THE FLASH - Doctor Sivana
Though he's one of the prime antagonists for Shazam (so he's probably off the table), this evil genius would be a good antagonist for Barry in the new season. If you've read the “Shazam” issue of Grant Morrison's Multiversity, you'll know that how he can fit into The Flash is fairly simple. With the concept of The Multiverse being introduced, an evil genius who bounces around searching for the alternate reality versions of himself to conquer the entire multiverse is a pretty great plan.
THE FLASH - Psycho Pirate
Though all of his crimes are based around different emotions, prime real estate for television drama, there is not much that is notable about Psycho Pirate, except one thing: he is knowledgeable of and can see the multiverse. In fact, Psycho Pirate played a large role in the Crisis on Infinite Earths storyline, which drove him insane. The character managed to pull forgotten/dead characters back into the prime reality, but as a result erased himself in the process. That's some story telling voodoo we want on TV.
THE FLASH - The Rival
We've already seen Barry take on his own nemesis in the Reverse Flash, but Earth-2's version of The Flash, Jay Garrick, has his own enemy of this nature. Called The Rival, Jay's enemy is actually a professor at the university that Jay attends, Dr. Edward Clariss. Clariss created a formula that would allow him to replicate The Flash's powers, though it only lasted a brief time. The character would later distribute his formula to others, allowing a number of other people to have The Flash's powers for a short time.
THE FLASH - Johnny Quick
With the Multiverse being at the core of The Flash now, and trips to Earth-2 clearly on the horizon, let's look to the other Earths, notably, Earth-3. Earth-3 is a lot like the prime Earth in the multiverse, except everyone's alignment is the opposite, so the Justice League are all bad guys known as the Crime Syndicate, and of course they have their own speedster in Johnny Quick. Maybe it's too much to hope for this in season two, but fingers crossed for season three.
THE FLASH - Killer Frost
This one is a gimme, because we've already seen Killer Frost very briefly in the series.
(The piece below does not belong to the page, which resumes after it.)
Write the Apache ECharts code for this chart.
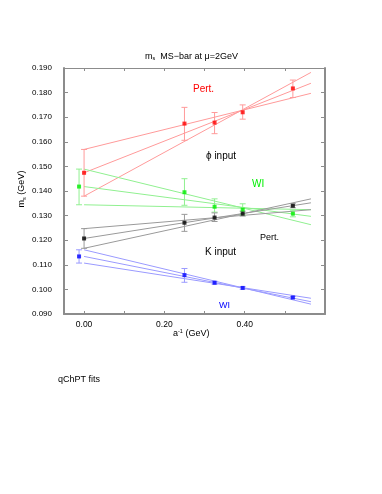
<!DOCTYPE html>
<html><head><meta charset="utf-8">
<script src="https://cdn.jsdelivr.net/npm/echarts@6/dist/echarts.min.js"></script>
<style>html,body{margin:0;padding:0;background:#fff}#c{width:382px;height:494px}</style>
</head><body><div id="c"></div>
<script>
// ---- data ----
const xTicks = [0, 0.1, 0.2, 0.3, 0.4, 0.5];
const xLabels = [0, 0.2, 0.4];
const fitX = [0, 0.565];

const redX = [0, 0.25, 0.325, 0.395, 0.52];
const redY = [0.1474, 0.1674, 0.1678, 0.1720, 0.1817];
const redLo = [0.1379, 0.1606, 0.1633, 0.1692, 0.1780];
const redHi = [0.1569, 0.1740, 0.1719, 0.1750, 0.1851];
const redFits = [[0.1569, 0.1797], [0.1474, 0.1838], [0.1379, 0.1882]];

const greenX = [-0.0125, 0.25, 0.325, 0.395, 0.52];
const greenY = [0.1418, 0.1395, 0.1336, 0.1324, 0.1308];
const greenLo = [0.1344, 0.1342, 0.1314, 0.1303, 0.1295];
const greenHi = [0.1489, 0.1450, 0.1368, 0.1348, 0.1322];
const greenFits = [[0.1489, 0.1263], [0.1418, 0.1297], [0.1344, 0.1324]];

const blackX = [0, 0.25, 0.325, 0.395, 0.52];
const blackY = [0.1207, 0.1271, 0.1292, 0.1308, 0.1340];
const blackLo = [0.1167, 0.1236, 0.1276, 0.1298, 0.1332];
const blackHi = [0.1247, 0.1305, 0.1311, 0.1318, 0.1348];
const blackFits = [[0.1247, 0.1324], [0.1207, 0.1352], [0.1167, 0.1368]];

const blueX = [-0.0125, 0.25, 0.325, 0.395, 0.52];
const blueY = [0.1134, 0.1058, 0.1027, 0.1006, 0.0967];
const blueLo = [0.1107, 0.1029, 0.1021, 0.1001, 0.0963];
const blueHi = [0.1161, 0.1085, 0.1033, 0.1011, 0.0971];
const blueFits = [[0.1161, 0.0940], [0.1134, 0.0950], [0.1107, 0.0964]];

// ---- chart ----
const FONT = '"Liberation Sans", Arial, sans-serif';
const groups = [
  {x: redX, y: redY, lo: redLo, hi: redHi, fits: redFits, pt: '#ff0000', ln: '#ff9a9a'},
  {x: greenX, y: greenY, lo: greenLo, hi: greenHi, fits: greenFits, pt: '#00ee00', ln: '#90f090'},
  {x: blackX, y: blackY, lo: blackLo, hi: blackHi, fits: blackFits, pt: '#000000', ln: '#9a9a9a'},
  {x: blueX, y: blueY, lo: blueLo, hi: blueHi, fits: blueFits, pt: '#0000ff', ln: '#9a9aff'}
];

const series = [];
groups.forEach(g => {
  g.fits.forEach(f => {
    series.push({type: 'line', data: fitX.map((xv, i) => [xv, f[i]]), symbol: 'none',
      lineStyle: {color: g.ln, width: 1}, silent: true, z: 2, animation: false});
  });
  series.push({type: 'custom', z: 3, silent: true, animation: false,
    data: g.x.map((xv, i) => [xv, g.lo[i], g.hi[i]]),
    renderItem: function (params, api) {
      const top = api.coord([api.value(0), api.value(2)]);
      const bot = api.coord([api.value(0), api.value(1)]);
      const w = 3;
      const st = {stroke: g.ln, lineWidth: 1};
      return {type: 'group', children: [
        {type: 'line', shape: {x1: top[0], y1: top[1], x2: bot[0], y2: bot[1]}, style: st},
        {type: 'line', shape: {x1: top[0] - w, y1: top[1], x2: top[0] + w, y2: top[1]}, style: st},
        {type: 'line', shape: {x1: bot[0] - w, y1: bot[1], x2: bot[0] + w, y2: bot[1]}, style: st}
      ]};
    }});
  series.push({type: 'scatter', data: g.x.map((xv, i) => [xv, g.y[i]]), symbol: 'rect', symbolSize: 4,
    itemStyle: {color: g.pt}, z: 4, animation: false});
});

const axisGray = '#8c8c8c';
const chart = echarts.init(document.getElementById('c'), null, {renderer: 'canvas'});
chart.setOption({
  animation: false,
  grid: {left: 64, right: 57, top: 68, bottom: 180, containLabel: false},
  xAxis: [{
    type: 'value', min: -0.05, max: 0.6, position: 'bottom',
    axisLine: {show: true, onZero: false, lineStyle: {color: axisGray, width: 2}},
    axisTick: {show: true, inside: true, length: 3, customValues: xTicks, lineStyle: {color: axisGray}},
    axisLabel: {customValues: xLabels, formatter: v => v.toFixed(2), color: '#000', fontSize: 8.5, fontFamily: FONT, margin: 6},
    splitLine: {show: false}
  }, {
    type: 'value', min: -0.05, max: 0.6, position: 'top',
    axisLine: {show: true, onZero: false, lineStyle: {color: axisGray, width: 1}},
    axisTick: {show: true, inside: true, length: 3, customValues: xTicks, lineStyle: {color: axisGray}},
    axisLabel: {show: false}, splitLine: {show: false}
  }],
  yAxis: [{
    type: 'value', min: 0.09, max: 0.19, interval: 0.01, position: 'left',
    axisLine: {show: true, onZero: false, lineStyle: {color: axisGray, width: 2}},
    axisTick: {show: true, inside: true, length: 4, lineStyle: {color: axisGray}},
    axisLabel: {formatter: v => v.toFixed(3), color: '#000', fontSize: 8, fontFamily: FONT, margin: 12},
    splitLine: {show: false}
  }, {
    type: 'value', min: 0.09, max: 0.19, interval: 0.01, position: 'right',
    axisLine: {show: true, onZero: false, lineStyle: {color: axisGray, width: 2}},
    axisTick: {show: true, inside: true, length: 4, lineStyle: {color: axisGray}},
    axisLabel: {show: false}, splitLine: {show: false}
  }],
  series: series,
  graphic: [
    {type: 'text', left: 145, top: 52, style: {text: '{a|m}{s|s}{a|  MS−bar at μ=2GeV}', rich: {
      a: {fontSize: 9, fontFamily: FONT, fill: '#000'}, s: {fontSize: 5.5, fontFamily: FONT, fill: '#000', padding: [4, 0, 0, 0]}}}},
    {type: 'text', x: 22, y: 189, rotation: Math.PI / 2, style: {text: '{a|m}{s|s}{a| (GeV)}', align: 'center', verticalAlign: 'middle', rich: {
      a: {fontSize: 9, fontFamily: FONT, fill: '#000'}, s: {fontSize: 5.5, fontFamily: FONT, fill: '#000', padding: [4, 0, 0, 0]}}}},
    {type: 'text', left: 173, top: 328, style: {text: '{a|a}{s|-1}{a| (GeV)}', rich: {
      a: {fontSize: 9, fontFamily: FONT, fill: '#000'}, s: {fontSize: 5.5, fontFamily: FONT, fill: '#000', padding: [0, 0, 5, 0]}}}},
    {type: 'text', left: 58, top: 375, style: {text: 'qChPT fits', fontSize: 9, fontFamily: FONT, fill: '#000'}},
    {type: 'text', left: 193, top: 84, style: {text: 'Pert.', fontSize: 10, fontFamily: FONT, fill: '#ff0000'}},
    {type: 'text', left: 206, top: 151, style: {text: 'ϕ input', fontSize: 10, fontFamily: FONT, fill: '#000'}},
    {type: 'text', left: 252, top: 179, style: {text: 'WI', fontSize: 10, fontFamily: FONT, fill: '#00ee00'}},
    {type: 'text', left: 260, top: 233, style: {text: 'Pert.', fontSize: 9, fontFamily: FONT, fill: '#000'}},
    {type: 'text', left: 205, top: 247, style: {text: 'K input', fontSize: 10, fontFamily: FONT, fill: '#000'}},
    {type: 'text', left: 219, top: 301, style: {text: 'WI', fontSize: 9, fontFamily: FONT, fill: '#0000ff'}}
  ]
});
</script></body></html>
The ice powered and evil alter ego of Caitlin Snow, Killer Frost has gone up against the likes of Batman, Green Arrow, and The Flash in the source material. A number of different women have carried the mantle of Killer Frost as well, meaning that perhaps someone else on the series could become the villain instead of Caitlin, or maybe Earth-2 Caitlin will become the villain.
LEGENDS - The Spider
We don't know much about what will take place in DC's Legends of Tomorrow. The heroes have all been announced, the villain has been cast, but what the actual plot or feel of the series will be like remains in the air. That being said, who knows if tonally any of these villains will make sense in the series, but we can still dream.
Originally a character from “Quality Comics,” The Spider was purchased by DC (along with the likes of Plastic Man, Blackhawk, Manhunter, and others) and the character was folded into the primary continuity. The difference, however, was that The Spider was changed from a pulp hero to a villain masquerading as a hero to elminate the competition, sort of a reverse Green Hornet. The character later had a son who took on the name for the purpose of revenge, which could be a good angle given the immortal big bad Vandal Savage. This version of the character has also previously been a villain of Hawkman and Hawkgirl.
LEGENDS - Shadow-Thief
Another villain of Hawkman and Hawkgirl, Shadow-Thief is capable of transitioning his body into the 2d shadow realm. He obtained this power after gaining access to device from another dimension. The character is also capable of drawing strength from all of the shadows that surround him. The character is a legacy villain in more ways than one as three different villains have taken on his name, but he's also fought different incarnations of both Hawkman and Hawkgirl.
LEGENDS - The Flying Dutchman
Arrow is dealing with magic, The Flash is dealing with the multiverse, and Legends of Tomorrow is focusing on time travel (to an extent at least). There's one character that could tie them all together but also give Legends its own distinction, The Flying Dutchman. Real name Rikkard Rynders, the Dutchman was an anti-authoritative professor who experimented with psychedelics in order to break the walls of the fourth dimension. As you can imagine, the experiment went south and Rynders' consciousness was thrust in the timestream, making appearances throughout time as an apparition. In his brief appearance in comics, he sought the help of Martin Stein, who we know will appear in Legends of Tomorrow.
LEGENDS - Hath-Set
Hawkman and Hawkgirl are reincarnated beings, forced to live as new heroes in worlds every generation, but they're not alone. The pair are joined by the villain Hath-Set, whose killing of the characters in their first form bonded them all together and forces all three of them to reincarnate throughout history. Hath-set has inhabited many different types of villains, all of whom are descended from him originally.
LEGENDS - Scandal Savage
It would be easy to ignore the sole heir of Vandal Savage in a series that only has a few episodes to establish the character and then defeat him, but if there's anyone out there as willing to take down Vandal as anyone else it's his daughter Scandal. Being her father's daughter, Scandal has enhanced abilities and isn't all that easy to deal damage to. A capable fighter, the character employs a pair of wrist-mounted "Lamentation Blades” in combat for easy slicing and dicing.